Yasanın çıkışından sonra 2 bin 288 dershane özel okula dönüşüm programına müracaat etti. Başvuranlardan 2 bin 259'u dönüşüm programı kapsamına alındı. Bunlardan 727'si temel lise oldu. 91'i özel ortaokul, 6'sı özel ilkokul, 3'ü Özel Anadolu Lisesi, 2'si ise özel okul öncesi eğitim kurumu olarak hizmet vermeye başladı.
Eğitime bir de temel lise adında ucube bir sistem daha eklendi dershane yerine çocuklarımız bu okullara gitmek zorunda bırakıldı.
AYM neden bu kararı Dershanelerin kapanma tarihi 1 Eylül'e iki ay kala verdi?

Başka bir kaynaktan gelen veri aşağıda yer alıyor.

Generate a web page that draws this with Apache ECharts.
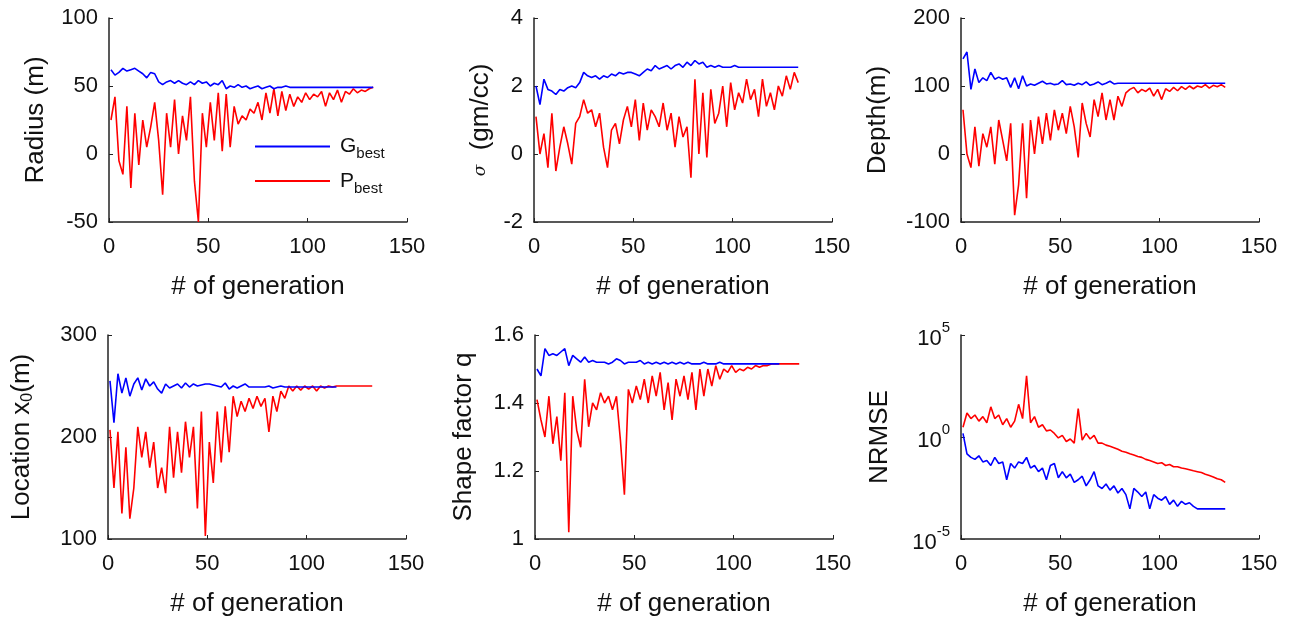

Geciken adalet, adalet midir? Bu kararlar Kime hizmet ediyor?
Çözüm Milli bir eğitimdir. Eğitimimiz laik,bilimsel olmalıdır. Atatürk ilkelerine bağlı olmalıdır
İlköğretim, köylü-kentli, doğulu-batılı, kadın-erkek, varlıklı-yoksul her Türk vatandaşı için zorunlu ve devlet okullarında parasız olmalıdır.
Ortaöğretimden, özellikle mesleki-tekl1lik ortaöğretimden isteyen herkes yararlanabilmelidir.
Yükseköğretim, yeteneklerine göre herkese açık olmalı ve eşitlikle sunulmalıdır. Üniversiteler özgür ve özerk olmalıdır.